▶ [Dataset section]

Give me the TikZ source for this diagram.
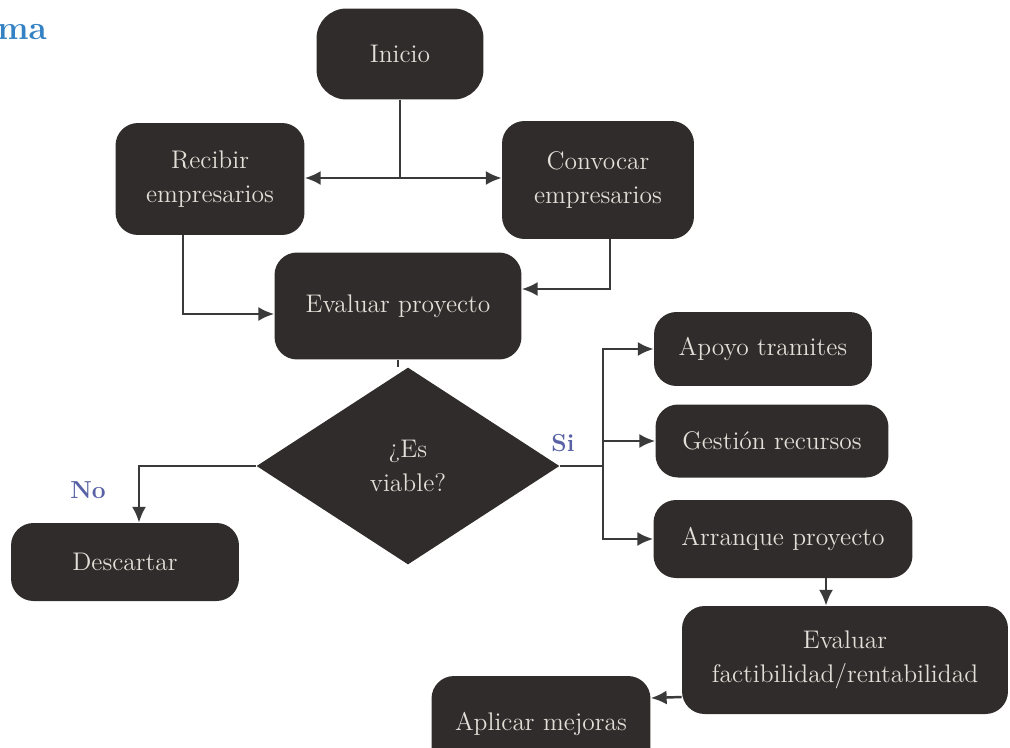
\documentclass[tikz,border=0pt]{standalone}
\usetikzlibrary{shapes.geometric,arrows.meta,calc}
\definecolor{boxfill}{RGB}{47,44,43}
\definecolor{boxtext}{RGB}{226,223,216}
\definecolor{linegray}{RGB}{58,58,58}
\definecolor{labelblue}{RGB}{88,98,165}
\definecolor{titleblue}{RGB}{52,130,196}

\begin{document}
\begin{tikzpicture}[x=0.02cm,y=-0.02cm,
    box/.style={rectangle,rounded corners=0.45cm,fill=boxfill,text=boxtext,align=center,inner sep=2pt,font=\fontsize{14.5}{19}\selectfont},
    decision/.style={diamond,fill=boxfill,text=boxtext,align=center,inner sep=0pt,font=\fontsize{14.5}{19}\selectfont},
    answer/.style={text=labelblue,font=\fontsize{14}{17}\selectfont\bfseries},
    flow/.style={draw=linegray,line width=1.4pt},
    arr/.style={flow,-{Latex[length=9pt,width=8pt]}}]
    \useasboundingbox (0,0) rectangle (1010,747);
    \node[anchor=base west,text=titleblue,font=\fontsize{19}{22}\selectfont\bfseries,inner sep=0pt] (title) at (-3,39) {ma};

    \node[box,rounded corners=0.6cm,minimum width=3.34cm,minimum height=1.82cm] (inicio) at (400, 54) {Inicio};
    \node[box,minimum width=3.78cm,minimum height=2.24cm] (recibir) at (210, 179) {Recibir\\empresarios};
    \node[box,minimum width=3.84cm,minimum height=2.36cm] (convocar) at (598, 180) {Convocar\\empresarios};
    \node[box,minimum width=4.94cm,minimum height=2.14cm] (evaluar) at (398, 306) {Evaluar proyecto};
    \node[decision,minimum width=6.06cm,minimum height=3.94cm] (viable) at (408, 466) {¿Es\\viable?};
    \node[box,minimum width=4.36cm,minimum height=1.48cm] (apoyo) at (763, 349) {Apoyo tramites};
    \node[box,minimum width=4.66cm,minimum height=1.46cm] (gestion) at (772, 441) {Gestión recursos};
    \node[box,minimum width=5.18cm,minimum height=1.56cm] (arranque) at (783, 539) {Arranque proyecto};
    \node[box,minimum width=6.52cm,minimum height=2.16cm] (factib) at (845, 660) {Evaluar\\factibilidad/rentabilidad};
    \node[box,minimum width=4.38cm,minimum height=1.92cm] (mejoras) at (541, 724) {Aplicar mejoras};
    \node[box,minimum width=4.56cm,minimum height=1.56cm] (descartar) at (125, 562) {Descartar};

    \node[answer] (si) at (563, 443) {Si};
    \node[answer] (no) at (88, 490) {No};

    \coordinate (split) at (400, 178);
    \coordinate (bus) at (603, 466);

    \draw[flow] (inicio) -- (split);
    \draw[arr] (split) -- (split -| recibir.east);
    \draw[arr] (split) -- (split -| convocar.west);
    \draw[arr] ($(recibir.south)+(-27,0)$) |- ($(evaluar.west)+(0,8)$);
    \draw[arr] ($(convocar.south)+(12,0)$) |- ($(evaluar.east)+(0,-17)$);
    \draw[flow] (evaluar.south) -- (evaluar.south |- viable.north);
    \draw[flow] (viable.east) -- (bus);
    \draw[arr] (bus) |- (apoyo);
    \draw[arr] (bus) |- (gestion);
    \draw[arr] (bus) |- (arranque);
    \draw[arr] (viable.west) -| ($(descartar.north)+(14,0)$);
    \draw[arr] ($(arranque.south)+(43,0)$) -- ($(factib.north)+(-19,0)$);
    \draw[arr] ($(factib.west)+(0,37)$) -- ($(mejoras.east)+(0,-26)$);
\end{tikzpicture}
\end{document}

▶ [Exercise] Repeat only the lines from the beginning of the material through the line containing "sep=0pt] (title) at", both ends kept, leaving pictures out.

▶ [Final result]
Give me the TikZ source for this diagram.
\documentclass[tikz,border=0pt]{standalone}
\usetikzlibrary{shapes.geometric,arrows.meta,calc}
\definecolor{boxfill}{RGB}{47,44,43}
\definecolor{boxtext}{RGB}{226,223,216}
\definecolor{linegray}{RGB}{58,58,58}
\definecolor{labelblue}{RGB}{88,98,165}
\definecolor{titleblue}{RGB}{52,130,196}

\begin{document}
\begin{tikzpicture}[x=0.02cm,y=-0.02cm,
    box/.style={rectangle,rounded corners=0.45cm,fill=boxfill,text=boxtext,align=center,inner sep=2pt,font=\fontsize{14.5}{19}\selectfont},
    decision/.style={diamond,fill=boxfill,text=boxtext,align=center,inner sep=0pt,font=\fontsize{14.5}{19}\selectfont},
    answer/.style={text=labelblue,font=\fontsize{14}{17}\selectfont\bfseries},
    flow/.style={draw=linegray,line width=1.4pt},
    arr/.style={flow,-{Latex[length=9pt,width=8pt]}}]
    \useasboundingbox (0,0) rectangle (1010,747);
    \node[anchor=base west,text=titleblue,font=\fontsize{19}{22}\selectfont\bfseries,inner sep=0pt] (title) at (-3,39) {ma};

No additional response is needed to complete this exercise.